I always enjoy a delicious recipe for pork chops with gravy. This recipe consists of breaded, fried pork chops that are topped with mushroom gravy. The pork chops are dipped in egg and then rolled in a seasoned flour mixture and then fried in the pan. I deiced to double bread the pork chops. The mushroom gravy is prepared in the same skillet and uses ingredients such as chicken broth and milk. I like to use boneless pork chops that are thin cut for this recipe. You can also use boneless skinless chicken breasts instead of pork if you would prefer. If you are using chicken breasts you will want to make sure the internal temperature has reached 165 degrees F. when they are finished cooking. You can serve this recipe with mashed potatoes. Enjoy.

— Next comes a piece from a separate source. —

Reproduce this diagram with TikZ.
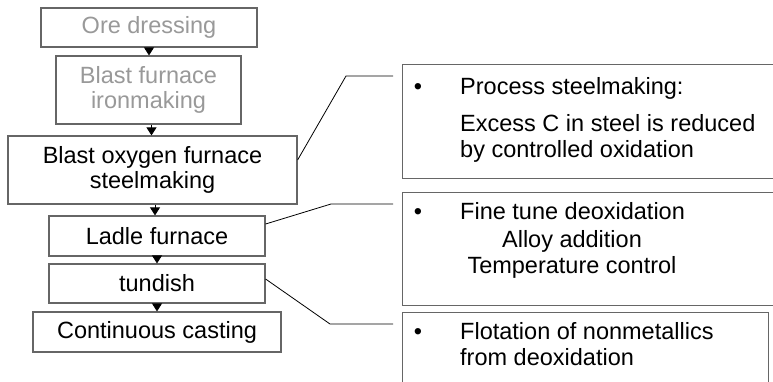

- 4 thin-cut boneless pork chops
- 1 egg
- ½ cup all-purpose flour
- 2 teaspoons seasoning salt
- 1 tablespoon olive oil
- 1 tablespoon butter
- 1 cup sliced button mushrooms
- 1 cup chicken broth
- 2 tablespoons flour
- ¼ cup milk
- salt and pepper (to taste)
- Preheat the oven to a warm setting. In a bowl beat the egg. In a shallow plate or pie dish combine flour and seasoning salt. Dip the pork chops first in the egg then dredge in the flour to coat completely. Transfer to a plate and allow the pork chops to sit for 15 minutes.
- Heat a large skillet over medium heat. Add the butter and olive oil. Once the butter has melted, fry the pork chops until browned on both sides and cooked through (the internal temperature has reached 145 degrees F.), about 3-4 minutes per side. Transfer to an ovenproof dish and place into the oven to keep warm.
- Reserve 1 tablespoon of the pan drippings. Add mushrooms and cook until browned, about 5 minutes. Sprinkle 2 tablespoons of flour over the top of the mushrooms and stir to combine. Cook for 1 minute. Whisk in the chicken broth and milk. Cook until thickened. Season with salt and pepper to taste.
- Place the cooked pork chops onto the serving platter spoon the mushroom gravy over the top.